## Problem to solve
Starting at the first line of the data, print each line verbatim up to and including the line bearing "const fmt = v", omitting pictures.

## Source data
• • •

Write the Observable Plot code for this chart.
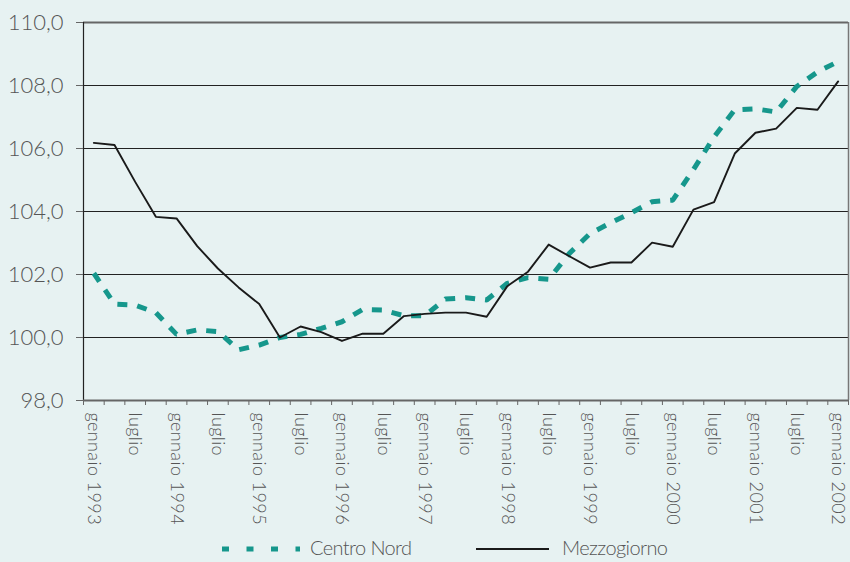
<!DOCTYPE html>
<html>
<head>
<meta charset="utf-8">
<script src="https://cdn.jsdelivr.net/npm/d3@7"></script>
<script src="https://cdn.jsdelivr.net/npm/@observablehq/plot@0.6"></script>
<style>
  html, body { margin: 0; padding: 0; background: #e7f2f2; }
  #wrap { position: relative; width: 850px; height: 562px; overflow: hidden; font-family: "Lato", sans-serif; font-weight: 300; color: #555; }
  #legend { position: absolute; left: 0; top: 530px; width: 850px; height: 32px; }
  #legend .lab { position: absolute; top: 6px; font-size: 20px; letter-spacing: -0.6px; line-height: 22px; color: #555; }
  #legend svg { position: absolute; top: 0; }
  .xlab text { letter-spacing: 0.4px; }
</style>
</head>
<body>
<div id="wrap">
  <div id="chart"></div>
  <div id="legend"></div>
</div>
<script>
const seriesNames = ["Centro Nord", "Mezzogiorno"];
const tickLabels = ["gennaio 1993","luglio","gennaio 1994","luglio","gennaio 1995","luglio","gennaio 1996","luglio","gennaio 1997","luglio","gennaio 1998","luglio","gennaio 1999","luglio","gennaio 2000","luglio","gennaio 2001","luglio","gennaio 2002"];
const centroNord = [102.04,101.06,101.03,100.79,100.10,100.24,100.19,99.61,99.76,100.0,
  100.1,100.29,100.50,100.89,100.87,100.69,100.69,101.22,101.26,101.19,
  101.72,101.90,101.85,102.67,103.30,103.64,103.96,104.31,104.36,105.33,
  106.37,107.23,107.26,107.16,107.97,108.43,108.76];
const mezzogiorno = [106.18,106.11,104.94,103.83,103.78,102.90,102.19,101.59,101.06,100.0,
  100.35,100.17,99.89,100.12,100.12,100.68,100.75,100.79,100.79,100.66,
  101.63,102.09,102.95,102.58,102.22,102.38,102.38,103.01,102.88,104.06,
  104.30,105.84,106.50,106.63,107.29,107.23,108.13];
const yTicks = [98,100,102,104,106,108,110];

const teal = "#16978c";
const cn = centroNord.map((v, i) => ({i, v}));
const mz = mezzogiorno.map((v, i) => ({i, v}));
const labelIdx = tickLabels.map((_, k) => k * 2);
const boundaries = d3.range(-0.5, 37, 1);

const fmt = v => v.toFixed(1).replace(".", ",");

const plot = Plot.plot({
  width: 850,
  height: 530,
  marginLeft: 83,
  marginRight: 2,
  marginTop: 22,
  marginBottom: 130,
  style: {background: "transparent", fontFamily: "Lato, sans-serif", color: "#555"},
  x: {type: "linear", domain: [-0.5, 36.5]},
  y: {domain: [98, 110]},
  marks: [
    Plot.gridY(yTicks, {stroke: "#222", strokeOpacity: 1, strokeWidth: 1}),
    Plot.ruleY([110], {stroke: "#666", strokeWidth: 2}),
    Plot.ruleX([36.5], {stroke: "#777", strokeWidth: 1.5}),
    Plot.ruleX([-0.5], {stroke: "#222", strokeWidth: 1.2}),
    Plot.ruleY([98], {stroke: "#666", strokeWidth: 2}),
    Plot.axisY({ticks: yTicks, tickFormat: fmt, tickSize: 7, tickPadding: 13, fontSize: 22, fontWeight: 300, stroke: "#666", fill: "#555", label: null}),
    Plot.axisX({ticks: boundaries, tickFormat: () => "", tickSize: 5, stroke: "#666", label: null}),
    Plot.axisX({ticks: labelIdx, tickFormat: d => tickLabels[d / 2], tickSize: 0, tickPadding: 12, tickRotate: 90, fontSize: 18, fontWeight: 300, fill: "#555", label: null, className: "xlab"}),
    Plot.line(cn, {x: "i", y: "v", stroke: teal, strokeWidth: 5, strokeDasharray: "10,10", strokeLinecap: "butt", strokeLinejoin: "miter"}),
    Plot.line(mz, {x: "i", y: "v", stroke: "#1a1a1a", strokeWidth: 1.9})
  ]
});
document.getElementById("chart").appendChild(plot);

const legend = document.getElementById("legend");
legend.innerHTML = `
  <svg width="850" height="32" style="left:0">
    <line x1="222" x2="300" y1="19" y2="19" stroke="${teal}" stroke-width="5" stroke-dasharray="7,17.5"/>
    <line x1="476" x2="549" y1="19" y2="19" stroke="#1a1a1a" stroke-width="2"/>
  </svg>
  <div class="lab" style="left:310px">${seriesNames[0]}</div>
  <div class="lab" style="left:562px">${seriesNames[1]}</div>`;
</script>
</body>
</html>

• • •

## Result
Write the Observable Plot code for this chart.
<!DOCTYPE html>
<html>
<head>
<meta charset="utf-8">
<script src="https://cdn.jsdelivr.net/npm/d3@7"></script>
<script src="https://cdn.jsdelivr.net/npm/@observablehq/plot@0.6"></script>
<style>
  html, body { margin: 0; padding: 0; background: #e7f2f2; }
  #wrap { position: relative; width: 850px; height: 562px; overflow: hidden; font-family: "Lato", sans-serif; font-weight: 300; color: #555; }
  #legend { position: absolute; left: 0; top: 530px; width: 850px; height: 32px; }
  #legend .lab { position: absolute; top: 6px; font-size: 20px; letter-spacing: -0.6px; line-height: 22px; color: #555; }
  #legend svg { position: absolute; top: 0; }
  .xlab text { letter-spacing: 0.4px; }
</style>
</head>
<body>
<div id="wrap">
  <div id="chart"></div>
  <div id="legend"></div>
</div>
<script>
const seriesNames = ["Centro Nord", "Mezzogiorno"];
const tickLabels = ["gennaio 1993","luglio","gennaio 1994","luglio","gennaio 1995","luglio","gennaio 1996","luglio","gennaio 1997","luglio","gennaio 1998","luglio","gennaio 1999","luglio","gennaio 2000","luglio","gennaio 2001","luglio","gennaio 2002"];
const centroNord = [102.04,101.06,101.03,100.79,100.10,100.24,100.19,99.61,99.76,100.0,
  100.1,100.29,100.50,100.89,100.87,100.69,100.69,101.22,101.26,101.19,
  101.72,101.90,101.85,102.67,103.30,103.64,103.96,104.31,104.36,105.33,
  106.37,107.23,107.26,107.16,107.97,108.43,108.76];
const mezzogiorno = [106.18,106.11,104.94,103.83,103.78,102.90,102.19,101.59,101.06,100.0,
  100.35,100.17,99.89,100.12,100.12,100.68,100.75,100.79,100.79,100.66,
  101.63,102.09,102.95,102.58,102.22,102.38,102.38,103.01,102.88,104.06,
  104.30,105.84,106.50,106.63,107.29,107.23,108.13];
const yTicks = [98,100,102,104,106,108,110];

const teal = "#16978c";
const cn = centroNord.map((v, i) => ({i, v}));
const mz = mezzogiorno.map((v, i) => ({i, v}));
const labelIdx = tickLabels.map((_, k) => k * 2);
const boundaries = d3.range(-0.5, 37, 1);

const fmt = v => v.toFixed(1).replace(".", ",");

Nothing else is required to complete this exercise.